Enhanced DNA Analysis
A goal of our research efforts is to aid in the development of novel DNA technologies to make DNA analysis quicker, better or cheaper. Our main focus areas include mixture de-convolution and the development and validation of “rapid” DNA screening and analysis techniques and instrumentation (R-DNA).
Mixtures are frequently encountered in forensic DNA analysis due to the involvement of multiple persons during the commission of certain crimes. Mixtures are also often found associated with ‘touch DNA’ or with other crime scene samples due to unavoidable contamination with previously deposited DNA. Analysis and interpretation of these admixed DNA samples is often quite complex and therefore extremely challenging even more so if the number of donors exceeds two. A limited number of tools are available to operational forensic laboratories in order to aid in the interpretation or handling of mixtures.

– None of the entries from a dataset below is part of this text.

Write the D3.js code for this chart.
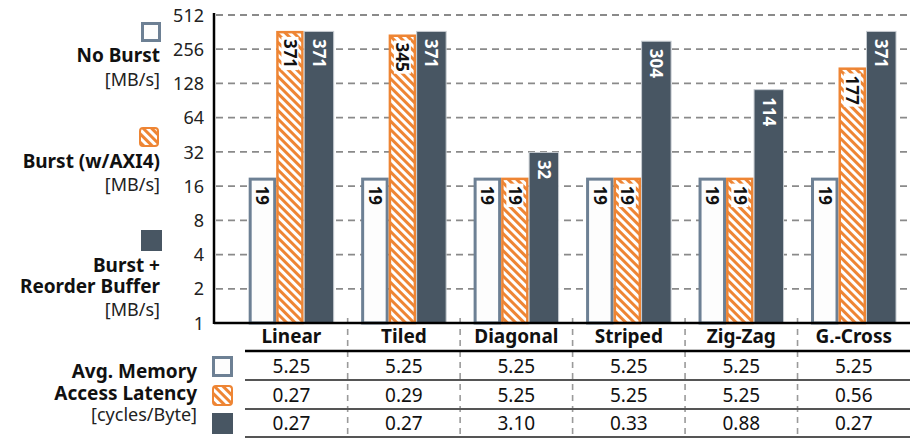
<!DOCTYPE html>
<html>
<head>
<meta charset="utf-8">
<script src="https://cdn.jsdelivr.net/npm/d3@7/dist/d3.min.js"></script>
<style>
  html, body { margin: 0; padding: 0; background: #fff; }
  svg { display: block; font-family: "Noto Sans", sans-serif; }
</style>
</head>
<body>
<svg id="chart" width="910" height="438"></svg>
<script>
// Access patterns and the three memory configurations
const categories = ["Linear", "Tiled", "Diagonal", "Striped", "Zig-Zag", "G.-Cross"];
const seriesKeys = ["noBurst", "burst", "reorder"];

// Throughput [MB/s]
const noBurst = [19, 19, 19, 19, 19, 19];
const burst   = [371, 345, 19, 19, 19, 177];
const reorder = [371, 371, 32, 304, 114, 371];

// Average memory access latency [cycles/Byte]
const latNoBurst = ["5.25", "5.25", "5.25", "5.25", "5.25", "5.25"];
const latBurst   = ["0.27", "0.29", "5.25", "5.25", "5.25", "0.56"];
const latReorder = ["0.27", "0.27", "3.10", "0.33", "0.88", "0.27"];

const yTicks = [1, 2, 4, 8, 16, 32, 64, 128, 256, 512];

const COL = { slate: "#6d8094", orange: "#ee8534", dark: "#485663", grid: "#8a8a8a" };

const svg = d3.select("#chart");
const defs = svg.append("defs");

// diagonal white hatch on orange
const pat = defs.append("pattern")
  .attr("id", "hatch").attr("patternUnits", "userSpaceOnUse")
  .attr("width", 6).attr("height", 6)
  .attr("patternTransform", "rotate(-45)");
pat.append("rect").attr("width", 6).attr("height", 6).attr("fill", COL.orange);
pat.append("rect").attr("x", 0).attr("width", 3).attr("height", 6).attr("fill", "#fff");

const yAxisX = 214, baseY = 323, topY = 15, rightX = 910;

const y = d3.scaleLog().base(2).domain([1, 512]).range([baseY, topY]);
const x = d3.scaleBand().domain(categories).range([235.2, rightX]).padding(0);

// grid lines
svg.append("g").selectAll("line").data(yTicks.slice(1)).join("line")
  .attr("x1", yAxisX + 2).attr("x2", rightX)
  .attr("y1", d => y(d)).attr("y2", d => y(d))
  .attr("stroke", COL.grid).attr("stroke-width", 1.8)
  .attr("stroke-dasharray", "7,5");

// y tick labels
const yAxis = d3.axisLeft(y).tickValues(yTicks).tickFormat(d3.format("d")).tickSize(0).tickPadding(10);
const gy = svg.append("g").attr("transform", `translate(${yAxisX},0)`).call(yAxis);
gy.select(".domain").remove();
gy.selectAll("text").attr("font-size", 18).attr("fill", "#222")
  .attr("font-family", "Noto Sans").attr("dy", "0.34em");

// table column separators (dashed), extending from the x axis down
const bounds = categories.slice(1).map(c => x(c));
svg.append("g").selectAll("line").data(bounds).join("line")
  .attr("x1", d => d).attr("x2", d => d)
  .attr("y1", 318).attr("y2", 438)
  .attr("stroke", "#9a9a9a").attr("stroke-width", 1.6)
  .attr("stroke-dasharray", "6,5");

// bars
const seriesData = { noBurst, burst, reorder };
const barW = { noBurst: 27.5, burst: 27.5, reorder: 30.5 };
const groupW = barW.noBurst + barW.burst + barW.reorder;
const barOff = { noBurst: -groupW / 2, burst: -groupW / 2 + barW.noBurst, reorder: -groupW / 2 + barW.noBurst + barW.burst };

const bars = [];
categories.forEach((c, i) => {
  seriesKeys.forEach(k => {
    bars.push({ cat: c, key: k, value: seriesData[k][i] });
  });
});

const gBars = svg.append("g");
bars.forEach(b => {
  const x0 = x(b.cat) + x.bandwidth() / 2 + barOff[b.key];
  const w = barW[b.key];
  const yt = y(b.value);
  const h = baseY - yt;
  if (b.key === "noBurst") {
    gBars.append("rect").attr("x", x0 + 1.5).attr("y", yt + 1.5)
      .attr("width", w - 3).attr("height", h - 1.5)
      .attr("fill", "#fdfdfd").attr("stroke", COL.slate).attr("stroke-width", 3);
  } else if (b.key === "burst") {
    gBars.append("rect").attr("x", x0 + 1.25).attr("y", yt + 1.25)
      .attr("width", w - 2.5).attr("height", h - 1.25)
      .attr("fill", "url(#hatch)").attr("stroke", COL.orange).attr("stroke-width", 2.5);
  } else {
    gBars.append("rect").attr("x", x0 + 0.5).attr("y", yt + 0.5)
      .attr("width", w - 1).attr("height", h - 0.5)
      .attr("fill", COL.dark).attr("stroke", "#c8cdd2").attr("stroke-width", 1);
  }
});

// value labels (rotated, reading downward from bar top)
const gLab = svg.append("g");
bars.forEach(b => {
  const cx = x(b.cat) + x.bandwidth() / 2 + barOff[b.key] + barW[b.key] / 2;
  const yt = y(b.value) + 8;
  const g = gLab.append("g").attr("transform", `translate(${cx},${yt}) rotate(90)`);
  const t = g.append("text").text(b.value)
    .attr("x", 0).attr("y", 0).attr("dy", "0.36em")
    .attr("font-size", 17).attr("font-weight", 700)
    .attr("fill", b.key === "reorder" ? "#fff" : "#111");
  if (b.key === "burst") {
    const len = t.node().getComputedTextLength();
    g.insert("rect", "text").attr("x", -2).attr("y", -8.5)
      .attr("width", len + 4).attr("height", 17).attr("fill", "#fff");
  }
});

// axes lines
svg.append("line").attr("x1", yAxisX).attr("x2", yAxisX).attr("y1", 13).attr("y2", baseY + 1)
  .attr("stroke", "#000").attr("stroke-width", 2.5);
svg.append("line").attr("x1", yAxisX).attr("x2", rightX).attr("y1", baseY).attr("y2", baseY)
  .attr("stroke", "#000").attr("stroke-width", 2.5);

// x axis category labels (table header)
const xAxis = d3.axisBottom(x).tickSize(0).tickPadding(0);
const gx = svg.append("g").attr("transform", `translate(0,336)`).call(xAxis);
gx.select(".domain").remove();
gx.selectAll("text").attr("font-size", 19).attr("font-weight", 700).attr("fill", "#111")
  .attr("font-family", "Noto Sans").attr("dy", "0.35em").attr("y", 0);

// table rules
const tableLeft = 245;
svg.append("line").attr("x1", tableLeft).attr("x2", rightX).attr("y1", 351).attr("y2", 351)
  .attr("stroke", "#000").attr("stroke-width", 2.5);
[380, 409, 437].forEach(yy => {
  svg.append("line").attr("x1", tableLeft).attr("x2", rightX).attr("y1", yy).attr("y2", yy)
    .attr("stroke", "#555").attr("stroke-width", 1.8);
});

// table values
const rows = [latNoBurst, latBurst, latReorder];
const rowY = [366, 395, 423];
rows.forEach((r, ri) => {
  svg.append("g").selectAll("text").data(r).join("text")
    .attr("x", (d, i) => x(categories[i]) + x.bandwidth() / 2)
    .attr("y", rowY[ri]).attr("dy", "0.35em")
    .attr("text-anchor", "middle").attr("font-size", 19).attr("fill", "#111")
    .text(d => d);
});

// legend swatches
function swatch(key, x0, y0, size) {
  if (key === "noBurst") {
    svg.append("rect").attr("x", x0 + 1.5).attr("y", y0 + 1.5).attr("width", size - 3).attr("height", size - 3)
      .attr("fill", "#fdfdfd").attr("stroke", COL.slate).attr("stroke-width", 3);
  } else if (key === "burst") {
    svg.append("rect").attr("x", x0 + 1).attr("y", y0 + 1).attr("width", size - 2).attr("height", size - 2)
      .attr("rx", 3).attr("fill", "url(#hatch)").attr("stroke", COL.orange).attr("stroke-width", 2);
  } else {
    svg.append("rect").attr("x", x0).attr("y", y0).attr("width", size).attr("height", size)
      .attr("fill", COL.dark);
  }
}

swatch("noBurst", 141, 22, 20);
swatch("burst", 139, 127, 20);
swatch("reorder", 141, 230, 21);

function label(lines, xr) {
  lines.forEach(l => {
    svg.append("text").attr("x", xr).attr("y", l.y).attr("dy", "0.35em")
      .attr("text-anchor", "end").attr("font-size", l.bold ? 19 : 18)
      .attr("font-weight", l.bold ? 700 : 400).attr("fill", l.bold ? "#111" : "#222")
      .text(l.t);
  });
}

label([{ t: "No Burst", y: 55, bold: true }, { t: "[MB/s]", y: 80 }], 160);
label([{ t: "Burst (w/AXI4)", y: 161, bold: true }, { t: "[MB/s]", y: 185 }], 160);
label([{ t: "Burst +", y: 265, bold: true }, { t: "Reorder Buffer", y: 286, bold: true }, { t: "[MB/s]", y: 310 }], 160);

swatch("noBurst", 212, 356, 21);
swatch("burst", 212, 385, 21);
swatch("reorder", 212, 413, 21);
label([{ t: "Avg. Memory", y: 371, bold: true }, { t: "Access Latency", y: 393, bold: true }, { t: "[cycles/Byte]", y: 415 }], 197);
</script>
</body>
</html>
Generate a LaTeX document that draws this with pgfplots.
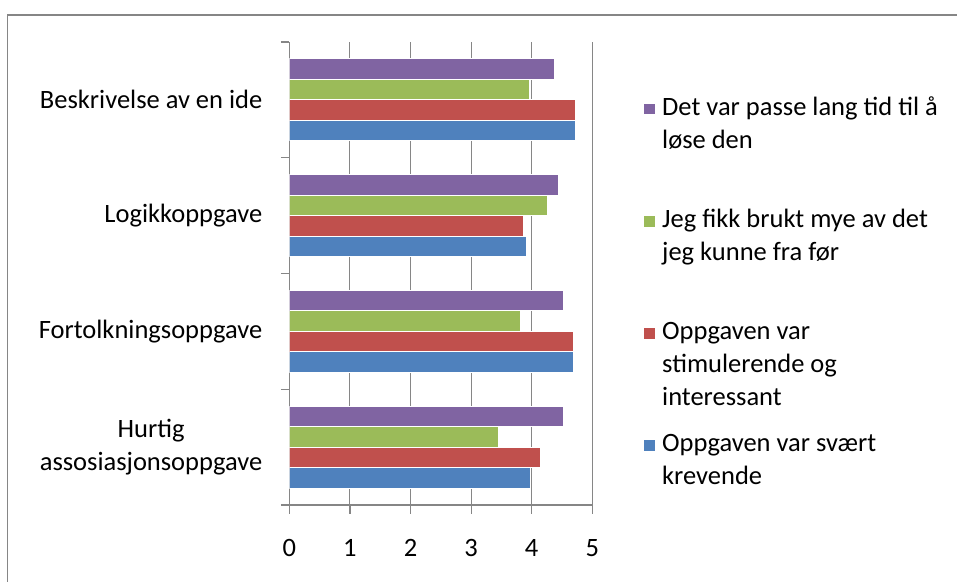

Our work has focused on the development of novel strategies for the de-convolution of body fluid mixtures containing non-distinguishable cell types (e.g. epithelial cells and leukocytes) including the use of binomial sampling strategies combined with quantitative computer- based interpretation systems.
The next revolution in forensic DNA analysis, apart from the application of next generation sequencing technology, is the deployment of R-DNA systems. The concept behind this is that actionable forensic intelligence can be obtained in situ (at the crime scene, booking station etc) by instrumentation that permits ‘sample-in results out’ analysis within an hour or so. We are assisting in the testing and evaluation of some of these systems, in particular the RapidHIT 200 (IntegenX) and paraDNA (LGC) platforms. The RapidHIT system is capable of providing a full CODIS autosomal STR profile whereas the paraDNA system is principally designed as a cost-effective screen or intelligence system.
Fundamental Biochemical Processes
One of the limiting factors with DNA typing technology is that sometimes DNA isolated from physiological stains recovered from the crime scene is so damaged as to be intractable to analysis. However, current knowledge of the biochemical nature and extent of the DNA damage in biological stains of forensic importance is rudimentary. We have investigated the basic chemistry of the dried state, specifically that of the most common expected type of chemical reactions, namely hydrolysis and oxidation to determine the rates of such reactions under different environmental conditions. We have also characterized the molecular lesions that prevent the ability to obtain a standard DNA profile in damaged DNA recovered from crime scene physiological stains with a view to determining possible DNA repair strategies. Subtle physicochemical changes to the structure of the hemoglobin molecule in the dried state in bloodstains have been used by us to develop a simple VIS spectroscopic method for the estimation of the age of the bloodstain (i.e. time since deposition (TSD)).